May 28, 1997 -- A young man abused by Father Kos testified that the suspended priest called him several times from a New Mexico pedophile treatment facility. The man said Kos told him the diocese had sent him there for stress treatment. Also, Father Robert Williams, the associate pastor at St. John's, testified that he was alarmed from the first day Kos arrived at the church about the amount of time he spent with boys. He also testified he saw Kos in his rectory bed with a boy in his room.

May 29, 1997 -- A Catholic committee on sexual abuse decided not to tell parishioners that Father Kos had been sent to a New Mexico pedophile treatment facility. Instead, church officials read parishioners a letter that said Kos had voluntarily resigned to seek treatment for stress.

Father Robert Williams, an assistant at St. John's who read a letter prepared by the diocese about Kos to parishioners, testified he was angry that he and parishioners were not told the truth about why Kos left.

"The diocese asked you to read the parish a lie?" Windle Turley asked Father Williams."Yes," he replied.
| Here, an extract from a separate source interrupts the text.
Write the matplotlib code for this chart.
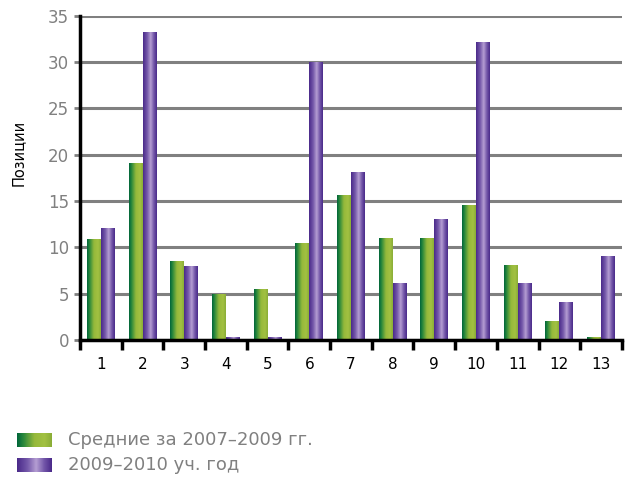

May 30, 1997 -- Judge Anne Ashby threatened to hold Monsignor Robert Rehkemper in contempt of court for refusing to directly answer questions about his supervision of Father Kos. Rehkemper, the No. 2 official in the Diocese, was warned by the judge about being "defiant" and was instructed to speak with his attorney outside of the court about the ramifications of failing to answer questions. Rehkemper later testified he had first met with a priest concerned about Kos' behavior with boys in 1986, seven years before the first youth complained. Rehkemper testified the diocese took no actions against Kos because there was no proof that abuse had actually occurred.

July 21, 1997 -- Closing arguments in the case are given. The jury begins deliberations.

July 24, 1997 -- Jury returns verdict and finds that the diocese is liable for gross neglect. It awards damages of more than a million dollars for each plaintiff.